London Property Bought For £300 Is Now On The Market For £1.9m

A couple bought it in 1977 for £150 each.

James Dawson

James Dawson

We all love a bargain, but this is crazy.

A couple bought a house from the council in 1977 for £150 (£203) each - cheap even 40 years ago. And they've just put it on the market for £1.9 million ($2.5m).

It's getting harder and harder for millennials to get onto the property market - mostly because we're apparently spending all our money on avocados - but whether it's our obsession with brunch or because the economy is difficult and punishing, we aren't in the same position as baby boomers. They bought their starter properties back in the '70s for a song, and sat on it for decades until they can sell it for an arm and a leg.

But this couple's experience takes the biscuit. Jane and Gus Alexander got their property in Whitehall as part of the Greater London Council Lottery in 1977. They got it in a lottery, for only a few hundred quid.

Credit: Mercury Press

In the '70s, the councils in London sold their most dilapidated properties for very little in the hope that the people buying would invest a lot of money in doing them up.

Looks like that plan worked out - the house is incredible.

Credit: Mercury Press

"We were on honeymoon in Ireland when we found out that we had won," explained Jane.

"We got a letter saying that we had to pay £300, £150 for each house, and the condition was that we had to turn these two houses into one.

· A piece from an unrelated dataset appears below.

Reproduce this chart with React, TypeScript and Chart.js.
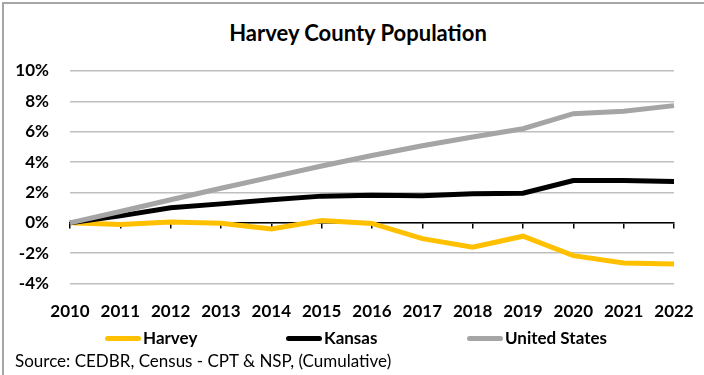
import React, { useEffect, useRef } from "react";
import { Chart, registerables } from "chart.js";

Chart.register(...registerables);

const years = ["2010", "2011", "2012", "2013", "2014", "2015", "2016", "2017", "2018", "2019", "2020", "2021", "2022"];
const harvey = [0, -0.11, 0.06, -0.02, -0.4, 0.15, -0.04, -1.04, -1.61, -0.88, -2.16, -2.64, -2.71];
const kansas = [0, 0.46, 0.99, 1.25, 1.52, 1.76, 1.82, 1.78, 1.91, 1.95, 2.79, 2.79, 2.73];
const unitedStates = [0, 0.75, 1.52, 2.28, 3.01, 3.74, 4.44, 5.08, 5.65, 6.2, 7.19, 7.35, 7.72];
const seriesNames = ["Harvey", "Kansas", "United States"];
const seriesColors = ["#FFC000", "#000000", "#A5A5A5"];
const yTicks = [10, 8, 6, 4, 2, 0, -2, -4];
const titleText = "Harvey County Population";
const sourceText = "Source: CEDBR, Census - CPT & NSP, (Cumulative)";

const FONT = "Lato, 'DejaVu Sans', sans-serif";

export default function App() {
  const ref = useRef<HTMLCanvasElement | null>(null);

  useEffect(() => {
    if (!ref.current) return;
    const data = [harvey, kansas, unitedStates];
    const chart = new Chart(ref.current, {
      type: "line",
      data: {
        labels: years,
        datasets: data.map((d, i) => ({
          label: seriesNames[i],
          data: d,
          borderColor: seriesColors[i],
          backgroundColor: seriesColors[i],
          borderWidth: 5,
          pointRadius: 0,
          tension: 0,
          xAxisID: "x",
          yAxisID: "y",
          order: 3 - i,
        })),
      },
      options: {
        animation: false,
        responsive: false,
        maintainAspectRatio: false,
        layout: { padding: { left: 10, right: 30, top: 71, bottom: 9 } },
        scales: {
          x: {
            type: "category",
            position: "bottom",
            offset: false,
            grid: { display: false, drawTicks: false },
            border: { display: false },
            afterFit: (s: any) => {
              s.paddingLeft = 0;
              s.paddingRight = 0;
            },
            ticks: {
              color: "#000",
              font: { family: FONT, size: 17, weight: "bold" },
              padding: 18,
              maxRotation: 0,
              autoSkip: false,
            },
          },
          x2: {
            type: "category",
            labels: years,
            position: { y: 0 } as any,
            offset: false,
            grid: { drawOnChartArea: false, drawTicks: true, tickLength: 5, color: "#000", lineWidth: 1.5 },
            border: { display: true, color: "#000", width: 1.5 },
            ticks: { display: false },
          },
          y: {
            min: -4,
            max: 10,
            afterBuildTicks: (axis: any) => {
              axis.ticks = yTicks.map((v) => ({ value: v }));
            },
            afterFit: (s: any) => {
              s.width = 60;
            },
            grid: { color: "#BFBFBF", lineWidth: 1.5, drawTicks: false },
            border: { display: false },
            ticks: {
              color: "#000",
              font: { family: FONT, size: 17, weight: "bold" },
              padding: 21,
              autoSkip: false,
              callback: (v: any) => `${v}%`,
            },
          },
        },
        plugins: {
          title: { display: false },
          legend: { display: false },
          tooltip: { enabled: false },
        },
      },
    });
    return () => chart.destroy();
  }, []);

  return (
    <div
      style={{
        position: "fixed",
        left: 0,
        top: 0,
        width: 704,
        height: 375,
        background: "#fff",
        fontFamily: FONT,
        color: "#000",
      }}
    >
      <div
        style={{
          position: "absolute",
          left: 2,
          top: 2,
          right: 0,
          bottom: 0,
          borderLeft: "2px solid #A6A6A6",
          borderTop: "2px solid #A6A6A6",
        }}
      />
      <div
        style={{
          position: "absolute",
          left: 0,
          width: 716,
          top: 19,
          height: 28,
          lineHeight: "28px",
          textAlign: "center",
          fontSize: 22,
          fontWeight: "bold",
          whiteSpace: "nowrap",
        }}
      >
        {titleText}
      </div>
      <canvas ref={ref} width={704} height={349} style={{ position: "absolute", left: 0, top: 0 }} />
      <div style={{ position: "absolute", left: 105, top: 327, height: 22, display: "flex" }}>
        {seriesNames.map((name, i) => (
          <div key={name} style={{ width: 181, display: "flex", alignItems: "center", height: 22 }}>
            <span
              style={{
                display: "inline-block",
                width: 36,
                height: 5,
                borderRadius: 3,
                background: seriesColors[i],
                marginRight: 2,
              }}
            />
            <span style={{ fontSize: 17, fontWeight: "bold", lineHeight: "22px" }}>{name}</span>
          </div>
        ))}
      </div>
      <div
        style={{
          position: "absolute",
          left: 15,
          top: 350,
          fontSize: 17,
          lineHeight: "22px",
          whiteSpace: "nowrap",
        }}
      >
        {sourceText}
      </div>
    </div>
  );
}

"I had married an architect, and everyone who took up the offer was artistic. Some people refused [the prize] because of the cost and scale of the work that needed to be done."

Credit: Mercury Press

That's a pretty good deal. Two houses for £300 ($406) in London? Um, shut up and take my money.

At any rate, Jane and Gus spent two years converting the house and spent £30,000 ($41,000) on the project. Not quite so cheap, then.

Architect Gus after a hard day's work Alexander Credit: Mercury Press

After a lot of labour, the couple completely restored the dilapidated building, gutting it, and redoing the plumbing and electrics. It looks nothing like what it did 40 years ago. And it's not just the house which has changed.

"The area now is completely different to when we won the lottery in 1977," said Jane, "It has been through amazing changes.

"We made the mezzanine level with big windows, allowing someone to work at the top and feel like they are in the garden, even in winter."

Credit: Mercury Press

The Zone 2 building has four bedrooms, two bathrooms and a large open plan mezzanine level kitchen and reception room which leads onto a big garden.

Jane has put luxurious touches on the once neglected building. Big windows, wooden flooring, tonnes of space - it's obvious an architect did the interiors.

It also has planning permission to build another 600sqft, so it could get even bigger.

Right now, the Whitehall property is on the market at £1,899,950 ($2.5m). Yikes.